1. Distribution and Probability

A Highway Patrol Officer is asked to measure how fast cars are travelling down a busy residential road for an entire week. It is thought that the speed limit of this road needs to be changed. The Patrol Officer find the speeds to be normally distributed with a mean of 48mph and a standard deviation of 5mph.

a) Draw the distribution and shade in the area that represents speeds greater than 45mph (Done). What proportion of cars are exceeding the speed limit of 45mph?(Need) Must show work and provide Zscore. (need)

b) Draw the distribution and shade in the are that represents the approximate 10% of car speeds (Done). The top 10% of cars are travelling greater than what speed?(Need)
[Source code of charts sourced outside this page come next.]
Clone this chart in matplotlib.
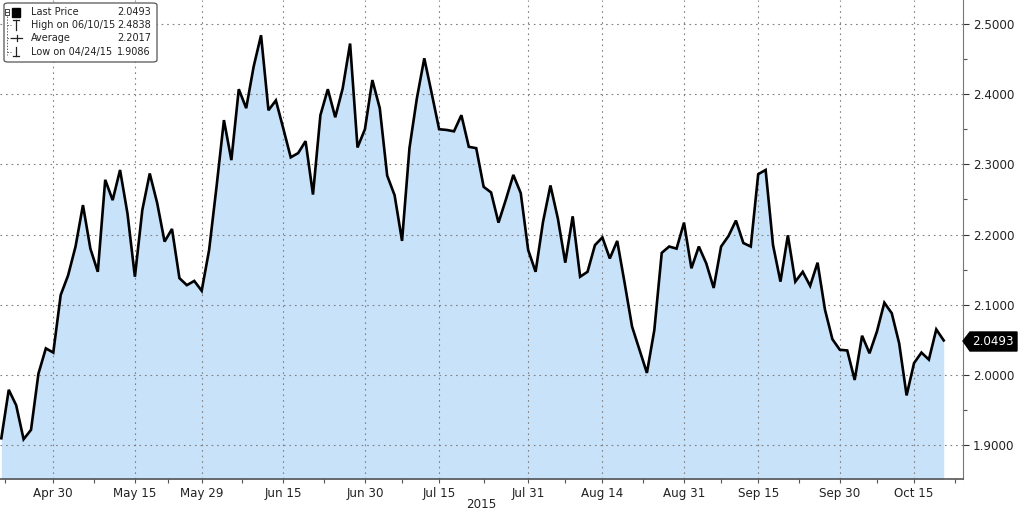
import matplotlib.pyplot as plt
from matplotlib.patches import Polygon, FancyBboxPatch
from matplotlib.lines import Line2D
import numpy as np
import pandas as pd

# trading days (US bond market holidays removed)
holidays = ['2015-05-25', '2015-07-03', '2015-09-07', '2015-10-12']
dates = pd.bdate_range('2015-04-21', '2015-10-21')
dates = dates[~dates.isin(pd.to_datetime(holidays))]

values = [
    1.910, 1.979, 1.957, 1.9086, 1.922, 2.002, 2.038, 2.032, 2.114, 2.142,
    2.183, 2.242, 2.180, 2.147, 2.278, 2.249, 2.292, 2.230, 2.140, 2.235,
    2.287, 2.245, 2.190, 2.208, 2.138, 2.128, 2.134, 2.120, 2.178, 2.268,
    2.363, 2.306, 2.407, 2.380, 2.439, 2.4838, 2.377, 2.391, 2.351, 2.310,
    2.316, 2.333, 2.257, 2.370, 2.407, 2.367, 2.408, 2.472, 2.324, 2.350,
    2.420, 2.380, 2.284, 2.256, 2.191, 2.323, 2.394, 2.451, 2.401, 2.350,
    2.349, 2.347, 2.370, 2.325, 2.323, 2.268, 2.260, 2.217, 2.250, 2.285,
    2.259, 2.178, 2.147, 2.218, 2.270, 2.223, 2.160, 2.226, 2.140, 2.147,
    2.185, 2.196, 2.166, 2.191, 2.131, 2.069, 2.036, 2.003, 2.064, 2.174,
    2.183, 2.180, 2.217, 2.152, 2.183, 2.159, 2.124, 2.183, 2.198, 2.220,
    2.188, 2.183, 2.286, 2.292, 2.185, 2.133, 2.199, 2.133, 2.147, 2.127,
    2.160, 2.093, 2.051, 2.036, 2.035, 1.993, 2.056, 2.031, 2.062, 2.103,
    2.088, 2.045, 1.971, 2.017, 2.032, 2.022, 2.065, 2.0493,
]

tick_dates = ['2015-04-30', '2015-05-15', '2015-05-29', '2015-06-15', '2015-06-30',
              '2015-07-15', '2015-07-31', '2015-08-14', '2015-08-31', '2015-09-15',
              '2015-09-30', '2015-10-15']
tick_labels = ['Apr 30', 'May 15', 'May 29', 'Jun 15', 'Jun 30', 'Jul 15',
               'Jul 31', 'Aug 14', 'Aug 31', 'Sep 15', 'Sep 30', 'Oct 15']

legend_rows = [('Last Price', '2.0493'), ('High on 06/10/15', '2.4838'),
               ('Average', '2.2017'), ('Low on 04/24/15', '1.9086')]

x = np.arange(len(dates))
tick_pos = [dates.get_loc(pd.Timestamp(d)) for d in tick_dates]
minor_pos = [(a + b) / 2 for a, b in zip([-6] + tick_pos, tick_pos + [134])]

W, H = 1024, 512
fig = plt.figure(figsize=(W / 100, H / 100), dpi=100)
ax = fig.add_axes([0, 1 - 479 / H, 963 / W, 479 / H])

ax.fill_between(x, values, 1.8, color='#c8e2fa', lw=0)
ax.plot(x, values, color='black', lw=1.9, solid_joinstyle='miter')

ax.set_xlim(-0.18, 129.6)
ax.set_ylim(1.852, 2.534)

ax.set_xticks(tick_pos)
ax.set_xticklabels(tick_labels)
ax.set_xticks(minor_pos, minor=True)
ax.set_yticks(np.arange(1.9, 2.51, 0.1))
ax.set_yticks(np.arange(1.95, 2.51, 0.1), minor=True)
ax.yaxis.set_major_formatter(plt.FuncFormatter(lambda v, p: f'{v:.4f}'))
ax.yaxis.tick_right()

ax.grid(True, which='major', color='#808080', lw=0.8, linestyle=(0, (1.5, 3.5)))
ax.tick_params(axis='both', which='major', labelsize=8.6, colors='#222222',
               length=4, width=0.8, direction='out')
ax.tick_params(axis='x', which='major', pad=3, length=3, color='#555555')
ax.tick_params(axis='y', which='major', pad=3, color='#333333')
ax.tick_params(axis='both', which='minor', length=3, width=0.8, color='#555555')

for s in ['left', 'top']:
    ax.spines[s].set_visible(False)
ax.spines['right'].set_color('#777777')
ax.spines['bottom'].set_color('#555555')
ax.spines['bottom'].set_linewidth(1.2)

def fx(px):
    return px / W

def fy(py):
    return 1 - py / H

fig.text(fx(481), fy(505), '2015', ha='center', va='center', fontsize=8.6, color='#222222')

# last price tag
tag = Polygon([(fx(963), fy(341)), (fx(970), fy(332)), (fx(1017), fy(332)),
               (fx(1017), fy(351)), (fx(970), fy(351))], closed=True,
              transform=fig.transFigure, color='black')
fig.patches.append(tag)
fig.text(fx(993), fy(341.5), f'{values[-1]:.4f}', ha='center', va='center',
         fontsize=8.6, color='white')

# legend box
box = FancyBboxPatch((fx(4), fy(62)), fx(153), 59 / H, transform=fig.transFigure,
                     boxstyle='round,pad=0,rounding_size=0.004', fc='white',
                     ec='#555555', lw=0.9)
fig.patches.append(box)
rows_y = [12, 25, 38, 52]
for (lab, val), ry in zip(legend_rows, rows_y):
    fig.text(fx(31), fy(ry), lab, ha='left', va='center', fontsize=7, color='#222222')
    fig.text(fx(151), fy(ry), val, ha='right', va='center', fontsize=7, color='#222222')

# tree connector and icons
def fline(xs, ys, **kw):
    fig.lines.append(Line2D([fx(v) for v in xs], [fy(v) for v in ys],
                            transform=fig.transFigure, **kw))

fline([5, 9, 9, 5, 5], [9, 9, 15, 15, 9], color='#444444', lw=0.7)
fline([6, 8], [12, 12], color='#444444', lw=0.7)
fline([7, 7], [16, 55], color='#666666', lw=0.7, linestyle=(0, (1.5, 1.5)))
for ry in rows_y[1:]:
    fline([7, 11], [ry, ry], color='#666666', lw=0.7, linestyle=(0, (1.5, 1.5)))
fig.patches.append(plt.Rectangle((fx(12), fy(17)), 8 / W, 9 / H,
                                 transform=fig.transFigure, color='black'))
# high: T
fline([13, 19], [20, 20], color='#222222', lw=0.9)
fline([16, 16], [20, 30], color='#222222', lw=0.9)
# average
fline([11, 22], [38, 38], color='#222222', lw=0.9)
fline([16.5, 16.5], [35, 41], color='#222222', lw=0.9)
# low: inverted T
fline([13, 19], [56, 56], color='#222222', lw=0.9)
fline([16, 16], [47, 56], color='#222222', lw=0.9)

plt.savefig('out.png', dpi=100)
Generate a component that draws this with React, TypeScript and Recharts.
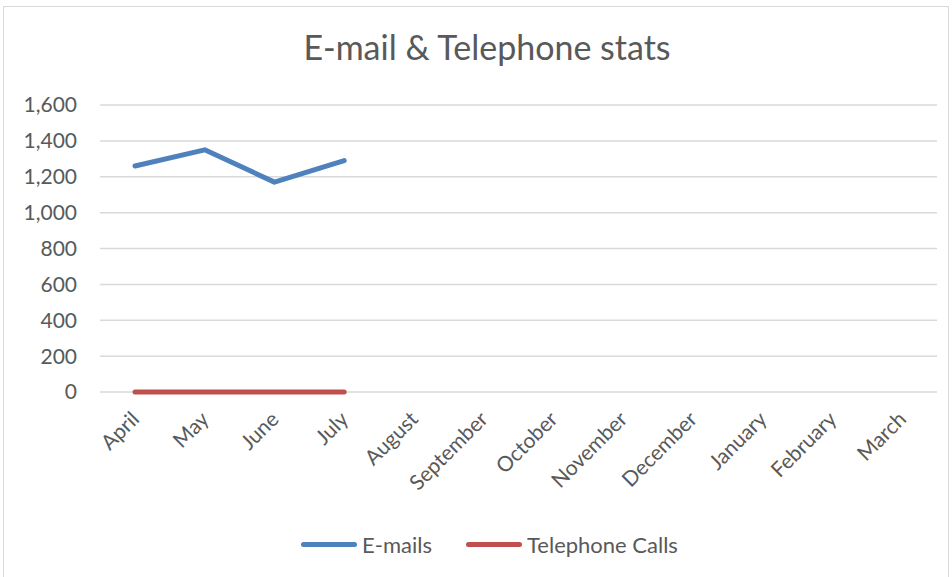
import { CartesianGrid, Legend, Line, LineChart, XAxis, YAxis } from "recharts";

const months = [
  "April",
  "May",
  "June",
  "July",
  "August",
  "September",
  "October",
  "November",
  "December",
  "January",
  "February",
  "March",
];
const emails = [1260, 1350, 1170, 1290, null, null, null, null, null, null, null, null];
const telephoneCalls = [0, 0, 0, 0, null, null, null, null, null, null, null, null];
const yTicks = [0, 200, 400, 600, 800, 1000, 1200, 1400, 1600];

const data = months.map((month, i) => ({
  month,
  emails: emails[i],
  calls: telephoneCalls[i],
}));

const FONT = "Lato, 'Open Sans', sans-serif";
const TEXT = "#595959";
const BLUE = "#4f81bd";
const RED = "#c0504d";

function ChartLegend() {
  const items = [
    { label: "E-mails", color: BLUE },
    { label: "Telephone Calls", color: RED },
  ];
  return (
    <div
      style={{
        display: "flex",
        justifyContent: "center",
        alignItems: "center",
        gap: 34,
        height: 30,
        fontFamily: FONT,
        fontSize: 22,
        color: TEXT,
        paddingLeft: 32,
      }}
    >
      {items.map((it) => (
        <span key={it.label} style={{ display: "flex", alignItems: "center", gap: 5 }}>
          <span style={{ width: 56, height: 5, borderRadius: 3, background: it.color }} />
          {it.label}
        </span>
      ))}
    </div>
  );
}

export default function App() {
  return (
    <div style={{ position: "absolute", left: 0, top: 0, width: 952, height: 577, background: "#fff", overflow: "hidden" }}>
      <div
        style={{
          position: "absolute",
          left: 3,
          top: 6,
          width: 944,
          height: 580,
          border: "1px solid #d9d9d9",
        }}
      />
      <div
        style={{
          position: "absolute",
          left: 0,
          width: 974,
          top: 26,
          textAlign: "center",
          fontFamily: FONT,
          fontSize: 34,
          color: TEXT,
        }}
      >
        E-mail &amp; Telephone stats
      </div>
      <div style={{ position: "absolute", left: 0, top: 0 }}>
        <LineChart
          width={952}
          height={577}
          data={data}
          margin={{ top: 105, right: 15, left: 10, bottom: 18 }}
        >
          <CartesianGrid vertical={false} stroke="#d9d9d9" strokeWidth={1.5} />
          <XAxis
            dataKey="month"
            axisLine={false}
            tickLine={false}
            interval={0}
            height={137}
            padding={{ left: 35, right: 35 }}
            tickSize={0}
            tickMargin={18}
            tick={{ angle: -45, textAnchor: "end", dx: -5, fill: TEXT, fontFamily: FONT, fontSize: 21 }}
          />
          <YAxis
            domain={[0, 1600]}
            ticks={yTicks}
            width={90}
            axisLine={false}
            tickLine={false}
            tickSize={0}
            tickMargin={23}
            tickFormatter={(v: number) => v.toLocaleString("en-US")}
            tick={{ fill: TEXT, fontFamily: FONT, fontSize: 21 }}
          />
          <Legend verticalAlign="bottom" content={() => <ChartLegend />} />
          <Line
            dataKey="emails"
            name="E-mails"
            stroke={BLUE}
            strokeWidth={5}
            strokeLinecap="round"
            strokeLinejoin="round"
            dot={false}
            activeDot={false}
            isAnimationActive={false}
          />
          <Line
            dataKey="calls"
            name="Telephone Calls"
            stroke={RED}
            strokeWidth={5}
            strokeLinecap="round"
            dot={false}
            activeDot={false}
            isAnimationActive={false}
          />
        </LineChart>
      </div>
    </div>
  );
}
2. Re: Distribution and Probability

If it is normally distributed, then 50% of drivers are traveling at speeds of 48mph or greater. The cutoff point is 0.6 standard deviations from the mean $\displaystyle \left(48-45 = 3\text{ and }\dfrac{3}{5} = 0.6\right)$. So, use that to find the percent of people driving greater than 45 mph. In other words, find the z-score that is associated to that number of standard deviations from the mean.

For (b), again, this is based on numbers of standard deviations. If you want the top 10%, find how many standard deviations that is equal to, multiply that number by 5, and add it to 48.

3. Re: Distribution and Probability

How would you find the standard deviations it is equal to for B?